Le ragioni esposte una decina di giorni fa dal presidente della Repubblica, sono ora sul tavolo del nuovo consiglio dei ministri. Draghi avrà il sostegno del Quirinale, come lo ha avuto il suo predecessore, ma è fondamentale che il consenso dell’ampia maggioranza che lo sostiene resti intatto nel tempo e che si costruisca rapidamente una necessaria armonia. 

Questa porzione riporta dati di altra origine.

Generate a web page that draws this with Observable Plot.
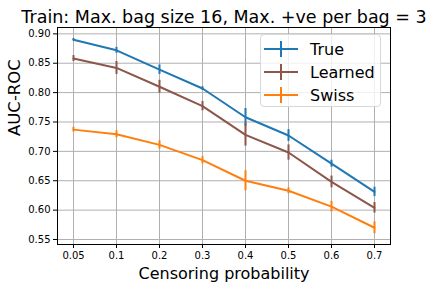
<!DOCTYPE html>
<html>
<head>
<meta charset="utf-8">
<script src="https://cdn.jsdelivr.net/npm/d3@7"></script>
<script src="https://cdn.jsdelivr.net/npm/@observablehq/plot@0.6"></script>
<style>
  body { margin: 0; background: #fff; font-family: "DejaVu Sans", sans-serif; }
  #wrap { position: relative; width: 427px; height: 287px; }
  #legend { position: absolute; left: 260px; top: 34px; width: 121px; height: 73px;
    border: 1px solid #d8d8d8; border-radius: 4px; background: rgba(255,255,255,0.8); box-sizing: border-box; }
  .item { position: absolute; left: 3px; height: 20px; display: flex; align-items: center; font-size: 16px; color: #000; }
  .item svg { margin-right: 12px; }
</style>
</head>
<body>
<div id="wrap"></div>
<script>
const cats = ["0.05", "0.1", "0.2", "0.3", "0.4", "0.5", "0.6", "0.7"];
const seriesNames = ["True", "Learned", "Swiss"];
const seriesColors = ["#1f77b4", "#8c564b", "#ff7f0e"];
const trueV = [0.890, 0.872, 0.839, 0.807, 0.758, 0.727, 0.679, 0.631];
const trueE = [0.002, 0.005, 0.008, 0.003, 0.015, 0.010, 0.006, 0.008];
const learnedV = [0.858, 0.842, 0.810, 0.777, 0.728, 0.698, 0.648, 0.604];
const learnedE = [0.005, 0.011, 0.011, 0.008, 0.019, 0.013, 0.010, 0.009];
const swissV = [0.737, 0.729, 0.711, 0.685, 0.650, 0.633, 0.606, 0.570];
const swissE = [0.004, 0.006, 0.007, 0.006, 0.017, 0.005, 0.009, 0.010];
const yTicks = [0.55, 0.60, 0.65, 0.70, 0.75, 0.80, 0.85, 0.90];

const vals = [trueV, learnedV, swissV];
const errs = [trueE, learnedE, swissE];
const data = [];
seriesNames.forEach((s, i) => cats.forEach((c, j) => data.push({series: s, p: c, v: vals[i][j], e: errs[i][j]})));

const plot = Plot.plot({
  width: 427, height: 287,
  marginLeft: 57, marginRight: 37, marginTop: 27, marginBottom: 43,
  style: {fontFamily: "DejaVu Sans, sans-serif", fontSize: "10px", color: "#000", background: "#fff"},
  x: {type: "point", domain: cats, padding: 0.35, label: null},
  y: {domain: [0.5415, 0.9108], label: null},
  color: {domain: seriesNames, range: seriesColors},
  marks: [
    Plot.gridX(cats, {stroke: "#b0b0b0", strokeOpacity: 1, strokeWidth: 1}),
    Plot.gridY(yTicks, {stroke: "#b0b0b0", strokeOpacity: 1, strokeWidth: 1}),
    Plot.axisX({tickSize: 4, tickPadding: 3, label: null, fontSize: 10}),
    Plot.axisY({ticks: yTicks, tickSize: 4, tickPadding: 3, tickFormat: d3.format(".2f"), label: null, fontSize: 10}),
    Plot.line(data, {x: "p", y: "v", z: "series", stroke: "series", strokeWidth: 2}),
    Plot.ruleX(data, {x: "p", y1: d => d.v - d.e, y2: d => d.v + d.e, stroke: "series", strokeWidth: 2}),
    Plot.frame({stroke: "#000", strokeWidth: 1}),
    Plot.text(["Train: Max. bag size 16, Max. +ve per bag = 3"], {frameAnchor: "top", dy: -5, fontSize: 17.5, fill: "#000", lineAnchor: "bottom", text: d => d}),
    Plot.text(["Censoring probability"], {frameAnchor: "bottom", dy: 34, fontSize: 16, fill: "#000", lineAnchor: "bottom", text: d => d}),
    Plot.text(["AUC-ROC"], {frameAnchor: "left", dx: -43, rotate: -90, fontSize: 16.5, fill: "#000", text: d => d})
  ]
});
const wrap = document.getElementById("wrap");
wrap.appendChild(plot);

const legend = document.createElement("div");
legend.id = "legend";
seriesNames.forEach((s, i) => {
  const it = document.createElement("div");
  it.className = "item";
  it.style.top = (4 + i * 23) + "px";
  it.innerHTML = `<svg width="34" height="18"><line x1="0" x2="34" y1="9" y2="9" stroke="${seriesColors[i]}" stroke-width="2"/><line x1="17" x2="17" y1="1" y2="17" stroke="${seriesColors[i]}" stroke-width="2"/></svg>${s}`;
  legend.appendChild(it);
});
wrap.appendChild(legend);
</script>
</body>
</html>
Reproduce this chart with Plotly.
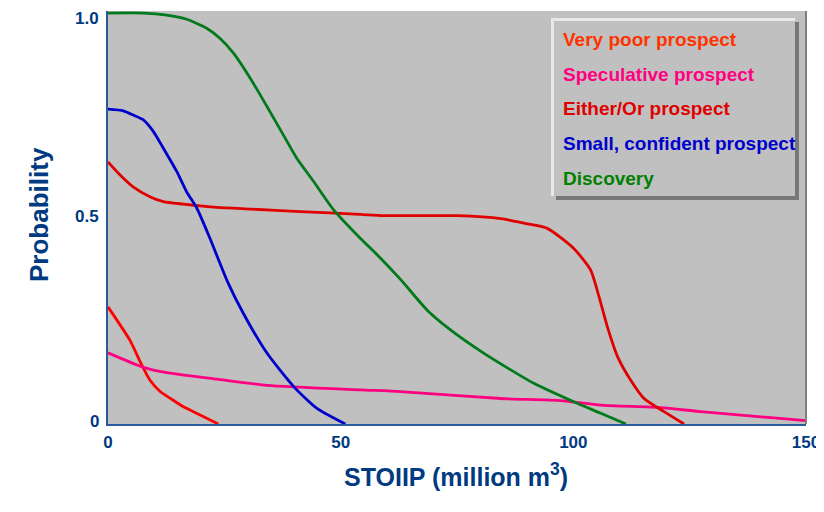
import plotly.graph_objects as go

# ---- data ----
very_poor_x = [0, 4.7, 6.9, 9.0, 11.2, 13.3, 16.2, 19.8, 23.7]
very_poor_y = [0.285, 0.204, 0.152, 0.107, 0.079, 0.063, 0.042, 0.022, 0.0]

speculative_x = [0, 7.6, 12.6, 23.4, 34.2, 54.2, 62.8, 84.4, 97.3, 105.9, 118.8, 127.4, 150]
speculative_y = [0.173, 0.138, 0.125, 0.109, 0.094, 0.083, 0.079, 0.062, 0.057, 0.046, 0.040, 0.030, 0.008]

either_or_x = [0, 2.6, 5.4, 9.0, 11.9, 16.2, 23.4, 30.6, 41.3, 54.2, 59.2, 75.0, 84.4, 90.1,
               94.4, 100.1, 103.7, 105.9, 107.3, 109.5, 112.3, 115.2, 119.5, 123.8]
either_or_y = [0.638, 0.606, 0.577, 0.553, 0.541, 0.535, 0.527, 0.523, 0.517, 0.510, 0.507, 0.507, 0.500, 0.487,
               0.476, 0.427, 0.375, 0.294, 0.237, 0.164, 0.107, 0.062, 0.030, 0.0]

small_x = [0, 3.3, 5.4, 7.6, 9.8, 11.9, 14.8, 16.9, 19.1, 21.9, 25.7, 29.1, 34.2, 39.9, 44.9, 51.0]
small_y = [0.766, 0.762, 0.752, 0.740, 0.711, 0.671, 0.614, 0.565, 0.525, 0.452, 0.346, 0.269, 0.172, 0.091, 0.038, 0.0]

discovery_x = [0, 7.6, 12.6, 16.9, 21.2, 24.1, 27.0, 30.6, 34.2, 37.7, 40.6, 44.2, 48.5, 54.2,
               58.0, 63.0, 68.6, 73.6, 80.8, 91.5, 100.1, 105.9, 111.3]
discovery_y = [1.0, 1.0, 0.995, 0.985, 0.963, 0.938, 0.902, 0.841, 0.772, 0.703, 0.646, 0.590, 0.521, 0.452,
               0.410, 0.350, 0.277, 0.229, 0.172, 0.099, 0.054, 0.026, 0.0]

series_names = ["Very poor prospect", "Speculative prospect", "Either/Or prospect",
                "Small, confident prospect", "Discovery"]
line_colors = ["#FF0000", "#FF0080", "#E00000", "#0000CC", "#007A1A"]
label_colors = ["#FF3300", "#FF0080", "#E00000", "#0000CC", "#008000"]

x_ticks = [0, 50, 100, 150]
x_ticktext = ["0", "50", "100", "150"]
y_ticks = [0, 0.5, 1.0]
y_ticktext = ["0", "0.5", "1.0"]

series = [(very_poor_x, very_poor_y), (speculative_x, speculative_y), (either_or_x, either_or_y),
          (small_x, small_y), (discovery_x, discovery_y)]

NAVY = "#003A80"
FONT = "Liberation Sans, Arial, sans-serif"
fig = go.Figure()
for (xs, ys), name, col in zip(series, series_names, line_colors):
    fig.add_trace(go.Scatter(x=xs, y=ys, mode="lines", name=name,
                             line=dict(color=col, width=2.8, shape="spline", smoothing=0.6),
                             showlegend=False))

# the page body has an 8px margin, so the figure is 8px smaller and margins compensate
fig.update_layout(
    width=816, height=504,
    margin=dict(l=100, r=18, t=3, b=88),
    paper_bgcolor="white", plot_bgcolor="#C0C0C0",
    font=dict(family=FONT, color=NAVY),
    xaxis=dict(range=[0, 150], tickvals=x_ticks, ticktext=["<b>%s</b>" % t for t in x_ticktext],
               showgrid=False, zeroline=False, automargin=False,
               showline=True, linecolor="#2A5A9A", linewidth=2, ticks="",
               tickfont=dict(size=17, color=NAVY, family=FONT),
               ticklabelstandoff=2),
    yaxis=dict(range=[0, 1.005], tickvals=y_ticks, showticklabels=False,
               showgrid=False, zeroline=False, automargin=False,
               showline=True, linecolor="#2A5A9A", linewidth=2, ticks=""),
)

# y tick labels (drawn as annotations so the top one is not dropped at the page edge)
y_shifts = [3, 2, -5]
for v, t, s in zip(y_ticks, y_ticktext, y_shifts):
    fig.add_annotation(xref="paper", yref="y", x=0, y=v, xanchor="right", yanchor="middle",
                       xshift=-7, yshift=s, text="<b>%s</b>" % t, showarrow=False,
                       font=dict(size=17, color=NAVY, family=FONT))

# right border of the plot area
fig.add_shape(type="line", xref="paper", yref="paper", x0=1, x1=1, y0=0, y1=1,
              line=dict(color="#808080", width=2))

PW, PH = 698.0, 413.0
def px(x):
    return (x - 108) / PW
def py(y):
    return (424 - y) / PH

# legend box (shadow, then box with light top/left edge)
fig.add_shape(type="rect", xref="paper", yref="paper",
              x0=px(556), x1=px(799), y0=py(200), y1=py(22),
              line=dict(width=0), fillcolor="#777777", layer="above")
fig.add_shape(type="rect", xref="paper", yref="paper",
              x0=px(551), x1=px(795), y0=py(196), y1=py(18),
              line=dict(width=0), fillcolor="#E8E8E8", layer="above")
fig.add_shape(type="rect", xref="paper", yref="paper",
              x0=px(554), x1=px(795), y0=py(196), y1=py(21),
              line=dict(width=0), fillcolor="#C0C0C0", layer="above")

label_y = [40, 74, 108, 143, 178]
for name, col, ly in zip(series_names, label_colors, label_y):
    fig.add_annotation(xref="paper", yref="paper", x=px(561), y=py(ly),
                       text="<b>%s</b>" % name, showarrow=False, xanchor="left", yanchor="middle",
                       font=dict(size=19, color=col, family=FONT))

fig.add_annotation(xref="paper", yref="paper", x=px(22), y=py(215),
                   text="<b>Probability</b>", textangle=-90, showarrow=False,
                   font=dict(size=26, color=NAVY, family=FONT))
fig.add_annotation(xref="paper", yref="paper", x=px(456), y=py(493),
                   text="<b>STOIIP (million m<sup>3</sup>)</b>", showarrow=False,
                   font=dict(size=25, color=NAVY, family=FONT))

fig.write_html("out.html")
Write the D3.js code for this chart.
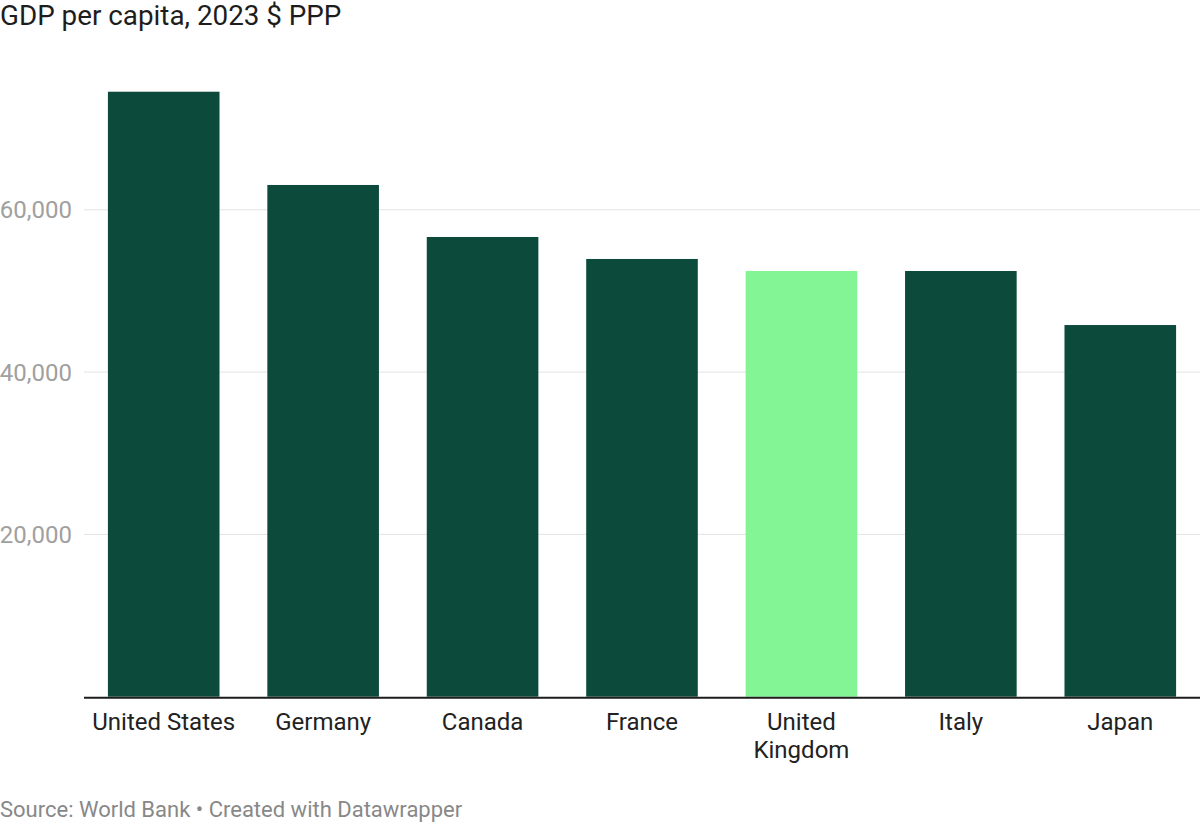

La coraggiosa scelta, Mattarella se l’è intestata nell’ultimo anno del suo mandato quando era ormai sin troppo evidente che i partiti avevano esaurito le soluzioni in un momento certamente non facile per il Paese. I motivi Mattarella li ha elencati nel discorso di dieci giorni fa quando ha messo in campo la carta dell’ex presidente della Bce ponendo una serie di paletti non al premier incaricato, ma alle forze politiche. Nei giorni successivi più di un partito ha provato a forzare quei paletti cercando di porre veti nel tentativo di recuperare quella centralità avuta in analoghe occasioni, seppur non prevista nella Costituzione.

Per una decina di giorni Draghi ha lavorato in silenzio, senza social e annunci, ma in stretto rapporto con il Capo dello Stato che è riuscito a mantenere una continuità in due ministeri chiave, come Difesa e Interni, che con Lamorgese e Guerini sono di fatto in quota-Mattarella. Il disorientamento dei partiti, che ieri sino all’annuncio della salita di Draghi al Quirinale brancolavano nel buio sulla lista dei ministri, cambia la consueta liturgia e ricentra i poteri dei due presidenti ai quali la Costituzione affida il compito di proporre (Draghi) e di nominare (Mattarella). Con l’ampio esercizio dei poteri costituzionali nell’ultimo anno di mandato, e prima dell’inizio del semestre bianco che ne limita alcuni e decisivi, Mattarella ha messo in sicurezza il Paese contribuendo a comporre una squadra al cui interno ci sono risorse potenzialmente spendibili anche per il dopo Draghi.

Dalla lettura dei nomi emerge una certa continuità con il precedente esecutivo che si allarga - anche nelle poltrone - con l’innesto di Lega e FI. Un esecutivo molto politico rispetto alle attese che però prova a forzare l’evoluzione di alcune forze politiche. Con la scelta dei tre ministri dem, Orlando, Franceschini e Guerini, Draghi salva anche Zingaretti e si assicura che nel Pd non inizi a spirare subito quella pericolosa aria di congresso che non aiuta chi sta a Palazzo Chigi. I 5S confermano Di Maio agli Esteri, incassano altri tre ministri, sottoscrivono la scelta di Cingolani alla transizione green, ma accettano non solo il ritorno in grande di Vittorio Colao, ma anche di Roberto Garofoli come sottosegretario a Palazzo Chigi anche se il magistrato fu uno dei bersagli preferiti dai grillini nei governi Renzi e Gentiloni. Con la scelta di quattro ministri-tecnici (Franco al Mef, Colao al Digitale, Cingolani al Green e Giovannini alle Infrastrutture) e la delega agli Affari Europei che rimane a palazzo Chigi, Draghi ha di fatto il controllo del Recovery Plan anche se dovesse cedere ad un sottosegretario la delega europea.

Tra le regioni è il Veneto a farla da padrone con quattro ministri, ma soprattutto è un segnale il cambio agli Affari regionali dove esce il pugliese Boccia e arriva la lombarda Gelmini alla quale toccherà ora trovare - su chiusure e zone rosse - le mediazioni anche con gli scalpitanti governatori del Nord, tutti di centrodestra. Così come va ad una donna meridionale, Mara Carfagna, il ministero del Sud. La depoliticizzazione della Giustizia, con l’annunciatissimo arrivo di Marta Cartabia, segue quella già avvenuta al Viminale con Luciana Lamorgese ma rappresenta un tassello importante in vista della riforma della giustizia civile tanto attesa dall’Europa. Infine c’è il ritorno di Brunetta, il veneto più antisovranista di FI, che invocava l’arrivo di Draghi già da un paio d’anni. Renzi, principale artefice della svolta politica, dimezza i ministri di Iv, ma potrebbe recuperare con vice e sottosegretari.